Albert camus
Ces repérages permettent alors de proposer une interprétation fondée: à l'aide de ses expériences les plus personnelles, Montaigne donne ici une certaine image de l'homme: il le peint en perpétuel changement; il souligne le mouvement qui l'anime. L'Homme est multiple et divers. En présentant cette image, le texte met en œuvre la fonction que Montaigne attribuait lui-même à son écriture: Je ne peins pas l'être. Je peins le passage: non un passage d'âge en autre [...] mais de jour en jour, de minute en minute (Essais, III, 2).
Pour Montaigne, somme toute, l'homme est un être fort limité. Alors peut-il avoir accès à la connaissance du bien, du beau et du vrai ? Avons-nous la possibilité de communiquer avec l'être des choses ? Un autre extrait des Essais de Montaigne nous met sur la piste d'une réponse.

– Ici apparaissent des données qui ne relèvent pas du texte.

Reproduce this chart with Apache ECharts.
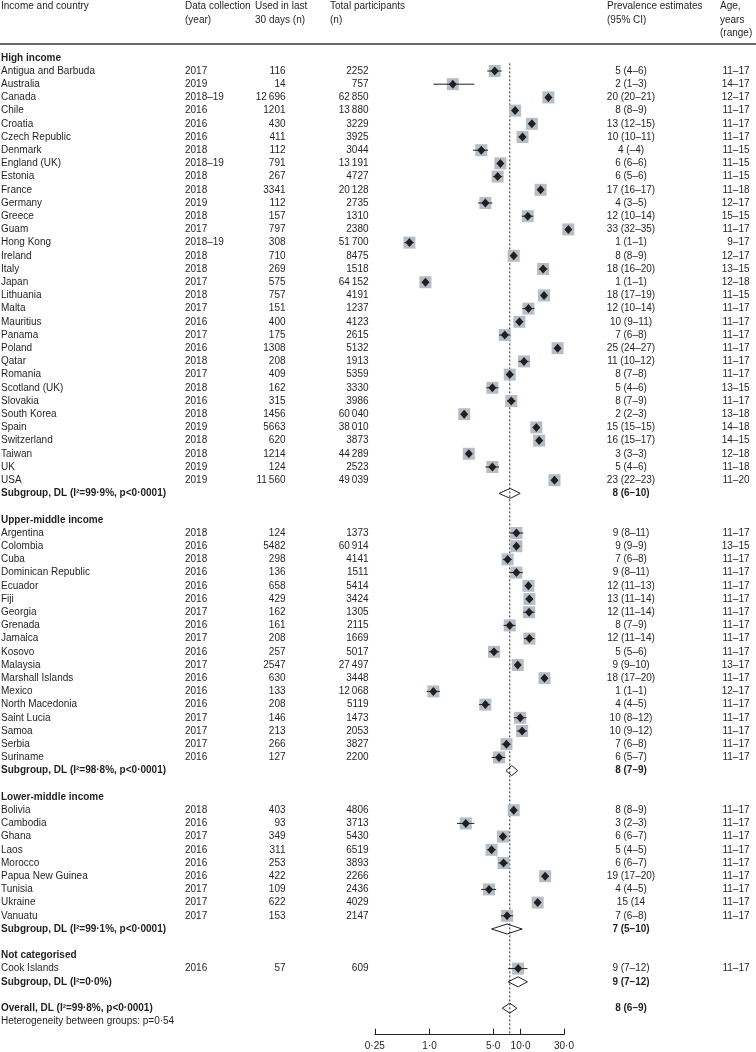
<!DOCTYPE html>
<html>
<head>
<meta charset="utf-8">
<script src="https://cdn.jsdelivr.net/npm/echarts@6/dist/echarts.min.js"></script>
<style>
html,body{margin:0;padding:0;background:#fff;}
#chart{width:756px;height:1052px;}
</style>
</head>
<body>
<div id="chart"></div>
<script>
// ---------------- DATA ----------------
const groupNames = ['High income', 'Upper-middle income', 'Lower-middle income', 'Not categorised'];
const groupSizes = [32, 18, 9, 1];

const countries = [
  'Antigua and Barbuda','Australia','Canada','Chile','Croatia','Czech Republic','Denmark','England (UK)','Estonia','France',
  'Germany','Greece','Guam','Hong Kong','Ireland','Italy','Japan','Lithuania','Malta','Mauritius',
  'Panama','Poland','Qatar','Romania','Scotland (UK)','Slovakia','South Korea','Spain','Switzerland','Taiwan',
  'UK','USA',
  'Argentina','Colombia','Cuba','Dominican Republic','Ecuador','Fiji','Georgia','Grenada','Jamaica','Kosovo',
  'Malaysia','Marshall Islands','Mexico','North Macedonia','Saint Lucia','Samoa','Serbia','Suriname',
  'Bolivia','Cambodia','Ghana','Laos','Morocco','Papua New Guinea','Tunisia','Ukraine','Vanuatu',
  'Cook Islands'
];
const years = [
  '2017','2019','2018–19','2016','2016','2016','2018','2018–19','2018','2018',
  '2019','2018','2017','2018–19','2018','2018','2017','2018','2017','2016',
  '2017','2016','2018','2017','2018','2016','2018','2019','2018','2018',
  '2019','2019',
  '2018','2016','2018','2016','2016','2016','2017','2016','2017','2016',
  '2017','2016','2016','2016','2017','2017','2017','2016',
  '2018','2016','2017','2016','2016','2016','2017','2017','2017',
  '2016'
];
const usedN = [
  116,14,12696,1201,430,411,112,791,267,3341,
  112,157,797,308,710,269,575,757,151,400,
  175,1308,208,409,162,315,1456,5663,620,1214,
  124,11560,
  124,5482,298,136,658,429,162,161,208,257,
  2547,630,133,208,146,213,266,127,
  403,93,349,311,253,422,109,622,153,
  57
];
const totalN = [
  2252,757,62850,13880,3229,3925,3044,13191,4727,20128,
  2735,1310,2380,51700,8475,1518,64152,4191,1237,4123,
  2615,5132,1913,5359,3330,3986,60040,38010,3873,44289,
  2523,49039,
  1373,60914,4141,1511,5414,3424,1305,2115,1669,5017,
  27497,3448,12068,5119,1473,2053,3827,2200,
  4806,3713,5430,6519,3893,2266,2436,4029,2147,
  609
];
const estimate = [
  5.2,1.8,20.2,8.7,13.3,10.5,3.7,6.0,5.6,16.6,
  4.1,12.0,33.5,0.6,8.4,17.7,0.9,18.1,12.2,9.7,
  6.7,25.5,10.9,7.6,4.9,7.9,2.4,14.9,16.0,2.7,
  4.9,23.6,
  9.0,9.0,7.2,9.0,12.2,12.5,12.4,7.6,12.5,5.1,
  9.3,18.3,1.1,4.1,9.9,10.4,7.0,5.8,
  8.4,2.5,6.4,4.8,6.5,18.6,4.5,15.4,7.1,
  9.4
];
const ciLow = [
  4.3,1.1,19.9,8.2,12.2,9.5,3.0,5.6,5.0,16.1,
  3.4,10.3,31.6,0.53,7.8,15.9,0.83,16.9,10.5,8.8,
  5.8,24.3,9.5,6.9,4.2,7.1,2.3,14.5,14.9,2.6,
  4.1,23.2,
  7.6,8.8,6.4,7.6,11.3,11.4,10.7,6.5,10.9,4.5,
  8.9,17.0,0.93,3.5,8.4,9.1,6.2,4.8,
  7.6,2.0,5.8,4.3,5.7,17.1,3.7,14.3,6.1,
  7.3
];
const ciHigh = [
  6.2,3.1,20.5,9.1,14.5,11.5,4.4,6.4,6.3,17.1,
  4.9,13.8,35.4,0.67,9.0,19.8,0.97,19.2,14.2,10.7,
  7.7,26.7,12.3,8.4,5.7,8.8,2.55,15.3,17.2,2.9,
  5.8,23.9,
  10.7,9.2,8.0,10.6,13.1,13.7,14.3,8.8,14.2,5.8,
  9.6,19.6,1.3,4.6,11.6,11.8,7.8,6.8,
  9.2,3.1,7.1,5.3,7.3,20.3,5.4,16.6,8.3,
  11.9
];
const estLabels = [
  '5 (4–6)','2 (1–3)','20 (20–21)','8 (8–9)','13 (12–15)','10 (10–11)','4 (–4)','6 (6–6)','6 (5–6)','17 (16–17)',
  '4 (3–5)','12 (10–14)','33 (32–35)','1 (1–1)','8 (8–9)','18 (16–20)','1 (1–1)','18 (17–19)','12 (10–14)','10 (9–11)',
  '7 (6–8)','25 (24–27)','11 (10–12)','8 (7–8)','5 (4–6)','8 (7–9)','2 (2–3)','15 (15–15)','16 (15–17)','3 (3–3)',
  '5 (4–6)','23 (22–23)',
  '9 (8–11)','9 (9–9)','7 (6–8)','9 (8–11)','12 (11–13)','13 (11–14)','12 (11–14)','8 (7–9)','12 (11–14)','5 (5–6)',
  '9 (9–10)','18 (17–20)','1 (1–1)','4 (4–5)','10 (8–12)','10 (9–12)','7 (6–8)','6 (5–7)',
  '8 (8–9)','3 (2–3)','6 (6–7)','5 (4–5)','6 (6–7)','19 (17–20)','4 (4–5)','15 (14','7 (6–8)',
  '9 (7–12)'
];
const ageRanges = [
  '11–17','14–17','12–17','11–17','11–17','11–17','11–15','11–15','11–15','11–18',
  '12–17','15–15','11–17','9–17','12–17','13–15','12–18','11–15','11–17','11–17',
  '11–17','11–17','11–17','11–17','13–15','11–17','13–18','14–18','14–15','12–18',
  '11–18','11–20',
  '11–17','13–15','11–17','11–17','11–17','11–17','11–17','11–17','11–17','11–17',
  '13–17','11–17','12–17','11–17','11–17','11–17','11–17','11–17',
  '11–17','11–17','11–17','11–17','11–17','11–17','11–17','11–17','11–17',
  '11–17'
];

const subgroupLabels = [
  'Subgroup, DL (I²=99·9%, p<0·0001)',
  'Subgroup, DL (I²=98·8%, p<0·0001)',
  'Subgroup, DL (I²=99·1%, p<0·0001)',
  'Subgroup, DL (I²=0·0%)'
];
const subgroupEst  = [7.7, 8.0, 7.1, 9.4];
const subgroupLow  = [5.8, 6.9, 4.8, 7.3];
const subgroupHigh = [9.9, 9.3, 10.4, 11.9];
const subgroupText = ['8 (6–10)', '8 (7–9)', '7 (5–10)', '9 (7–12)'];

const overallLabel = 'Overall, DL (I²=99·8%, p<0·0001)';
const overallEst = 7.6, overallLow = 6.3, overallHigh = 9.1;
const overallText = '8 (6–9)';
const heterogeneityText = 'Heterogeneity between groups: p=0·54';

const tickValues = [0.25, 1, 5, 10, 30];
const tickLabels = ['0·25', '1·0', '5·0', '10·0', '30·0'];

// ---------------- LAYOUT ----------------
const FONT = '"Liberation Sans", Arial, sans-serif';
const INK = '#231f20';
const COL = {name: 1, year: 185, used: 285.5, total: 368.5, est: 631, age: 749.5, prevHead: 607, ageHead: 720, usedHead: 255, totalHead: 330};

function fmtN(n) {
  const s = String(n);
  return n >= 10000 ? s.slice(0, -3) + '\u2009' + s.slice(-3) : s;
}

const textItems = [];
function addText(x, row, text, align, bold) { textItems.push({x, row, text, align, bold: !!bold}); }

// header
const h1 = -3.88, h2 = -2.88, h3 = -1.88;
addText(COL.name, h1, 'Income and country', 'left');
addText(COL.year, h1, 'Data collection', 'left');
addText(COL.year, h2, '(year)', 'left');
addText(COL.usedHead, h1, 'Used in last', 'left');
addText(COL.usedHead, h2, '30 days (n)', 'left');
addText(COL.totalHead, h1, 'Total participants', 'left');
addText(COL.totalHead, h2, '(n)', 'left');
addText(COL.prevHead, h1, 'Prevalence estimates', 'left');
addText(COL.prevHead, h2, '(95% CI)', 'left');
addText(COL.ageHead, h1, 'Age,', 'left');
addText(COL.ageHead, h2, 'years', 'left');
addText(COL.ageHead, h3, '(range)', 'left');

const countryMarks = [];
const subgroupMarks = [];
let row = 0, idx = 0;
groupNames.forEach((g, gi) => {
  addText(COL.name, row, g, 'left', true);
  for (let k = 0; k < groupSizes[gi]; k++) {
    const r = row + 1 + k;
    addText(COL.name, r, countries[idx], 'left');
    addText(COL.year, r, years[idx], 'left');
    addText(COL.used, r, fmtN(usedN[idx]), 'right');
    addText(COL.total, r, fmtN(totalN[idx]), 'right');
    addText(COL.est, r, estLabels[idx], 'center');
    addText(COL.age, r, ageRanges[idx], 'right');
    countryMarks.push([estimate[idx], ciLow[idx], ciHigh[idx], r]);
    idx++;
  }
  const sr = row + groupSizes[gi] + 1;
  addText(COL.name, sr, subgroupLabels[gi], 'left', true);
  addText(COL.est, sr, subgroupText[gi], 'center', true);
  subgroupMarks.push([subgroupEst[gi], subgroupLow[gi], subgroupHigh[gi], sr]);
  row = sr + 2;
});
const overallRow = row;
addText(COL.name, overallRow, overallLabel, 'left', true);
addText(COL.est, overallRow, overallText, 'center', true);
addText(COL.name, overallRow + 1, heterogeneityText, 'left');
subgroupMarks.push([overallEst, overallLow, overallHigh, overallRow]);
const axisRow = overallRow + 2;

const ROW0 = 57.8, ROWH = 13.2, YMIN = -4;
const gridTop = ROW0 + YMIN * ROWH;
const gridBottom = 1052 - (ROW0 + axisRow * ROWH);

// ---------------- CHART ----------------
const chart = echarts.init(document.getElementById('chart'), null, {renderer: 'canvas'});
const option = {
  backgroundColor: '#ffffff',
  animation: false,
  grid: [
    {left: 0, right: 0, top: gridTop, bottom: gridBottom},
    {left: 374.8, width: 189.2, top: gridTop, bottom: gridBottom}
  ],
  xAxis: [
    {gridIndex: 0, type: 'value', min: 0, max: 756, show: false},
    {
      gridIndex: 1, type: 'log', logBase: 10, position: 'bottom',
      min: tickValues[0], max: tickValues[tickValues.length - 1],
      axisLine: {show: true, onZero: false, lineStyle: {color: INK, width: 1}},
      axisTick: {show: true, inside: true, length: 6, customValues: tickValues, lineStyle: {color: INK, width: 1}},
      axisLabel: {
        customValues: tickValues, margin: 7, color: INK, fontSize: 10, fontFamily: FONT,
        formatter: function (v) {
          let best = 0, bd = Infinity;
          tickValues.forEach((t, i) => { const d = Math.abs(Math.log(t) - Math.log(v)); if (d < bd) { bd = d; best = i; } });
          return tickLabels[best];
        }
      },
      splitLine: {show: false}, minorTick: {show: false}
    }
  ],
  yAxis: [
    {gridIndex: 0, type: 'value', min: YMIN, max: axisRow, inverse: true, show: false},
    {gridIndex: 1, type: 'value', min: YMIN, max: axisRow, inverse: true, show: false}
  ],
  series: [
    { // header rule
      type: 'line', xAxisIndex: 0, yAxisIndex: 0, silent: true, symbol: 'none',
      data: [[0, -1.05], [756, -1.05]],
      lineStyle: {color: '#3a3a3a', width: 1.5}, z: 1
    },
    { // reference line at overall estimate
      type: 'line', xAxisIndex: 1, yAxisIndex: 1, silent: true, symbol: 'none',
      data: [[overallEst, 0.42], [overallEst, axisRow]],
      lineStyle: {color: '#555555', width: 1.3, type: [2, 2]}, z: 1
    },
    { // study markers
      type: 'custom', xAxisIndex: 1, yAxisIndex: 1, silent: true, clip: false, z: 3,
      data: countryMarks,
      renderItem: function (params, api) {
        const r = api.value(3);
        const c = api.coord([api.value(0), r]);
        const lo = api.coord([api.value(1), r]);
        const hi = api.coord([api.value(2), r]);
        return {
          type: 'group',
          children: [
            {type: 'rect', shape: {x: c[0] - 6, y: c[1] - 6, width: 12, height: 12}, style: {fill: '#b5bec6'}},
            {type: 'line', shape: {x1: lo[0], y1: c[1], x2: hi[0], y2: c[1]}, style: {stroke: INK, lineWidth: 1}},
            {type: 'polygon', shape: {points: [[c[0] - 4, c[1]], [c[0], c[1] - 4.5], [c[0] + 4, c[1]], [c[0], c[1] + 4.5]]}, style: {fill: INK}}
          ]
        };
      }
    },
    { // pooled diamonds
      type: 'custom', xAxisIndex: 1, yAxisIndex: 1, silent: true, clip: false, z: 4,
      data: subgroupMarks,
      renderItem: function (params, api) {
        const r = api.value(3);
        const c = api.coord([api.value(0), r]);
        const lo = api.coord([api.value(1), r]);
        const hi = api.coord([api.value(2), r]);
        return {
          type: 'polygon',
          shape: {points: [[lo[0], c[1]], [c[0], c[1] - 5], [hi[0], c[1]], [c[0], c[1] + 5]]},
          style: {fill: 'none', stroke: INK, lineWidth: 1}
        };
      }
    },
    { // all text
      type: 'custom', xAxisIndex: 0, yAxisIndex: 0, silent: true, clip: false, z: 5,
      data: textItems.map(t => [t.x, t.row]),
      renderItem: function (params, api) {
        const t = textItems[params.dataIndex];
        const p = api.coord([t.x, t.row]);
        return {
          type: 'text', x: p[0], y: p[1],
          style: {
            text: t.text, fill: INK, align: t.align, verticalAlign: 'middle',
            font: (t.bold ? 'bold ' : '') + '10px ' + FONT
          }
        };
      }
    }
  ]
};
chart.setOption(option);
</script>
</body>
</html>
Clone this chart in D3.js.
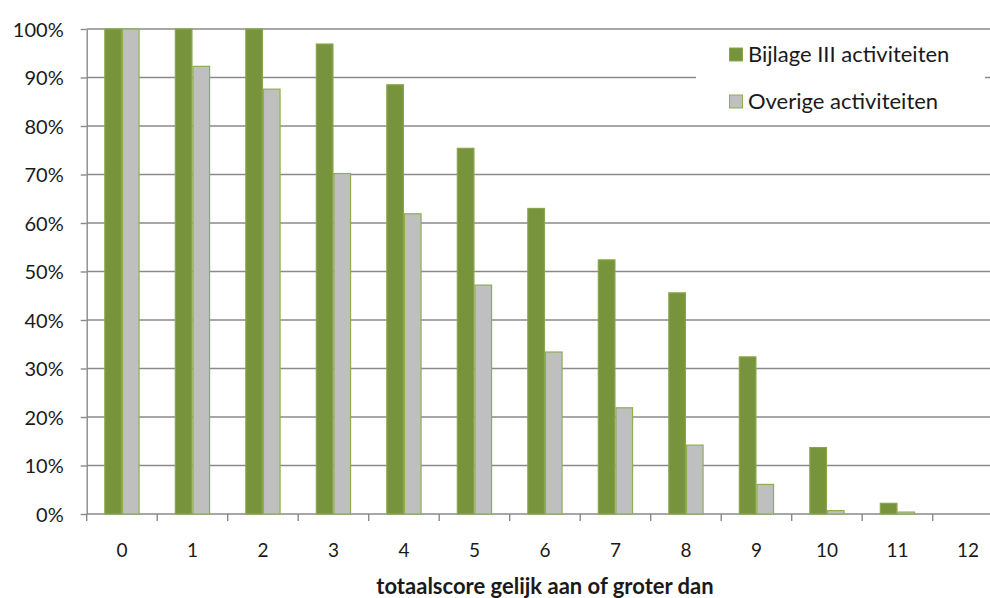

Les autres forment l'homme ; je le recite et en represente un particulier bien mal formé, et lequel, si j'avoy à façonner de nouveau, je ferois vrayement bien autre qu'il n'est. Mes-huy c'est fait. Or les traits de ma peinture ne fourvoyent point, quoy qu'ils se changent et diversifient. Le monde n'est qu'une branloire perenne. Toutes choses y branlent sans cesse : la terre, les rochers du Caucase, les pyramides d'Ægypte, et du branle public et du leur. La constance mesme n'est autre chose qu'un branle plus languissant. Je ne puis asseurer mon object. Il va trouble et chancelant, d'une yvresse naturelle. Je le prens en ce point, comme il est, en l'instant que je m'amuse à luy. Je ne peins pas l'estre. Je peins le passage [...]
Michel Eyquem de Montaigne, Essais, livre III, chap. II : "Du repentir" 1580.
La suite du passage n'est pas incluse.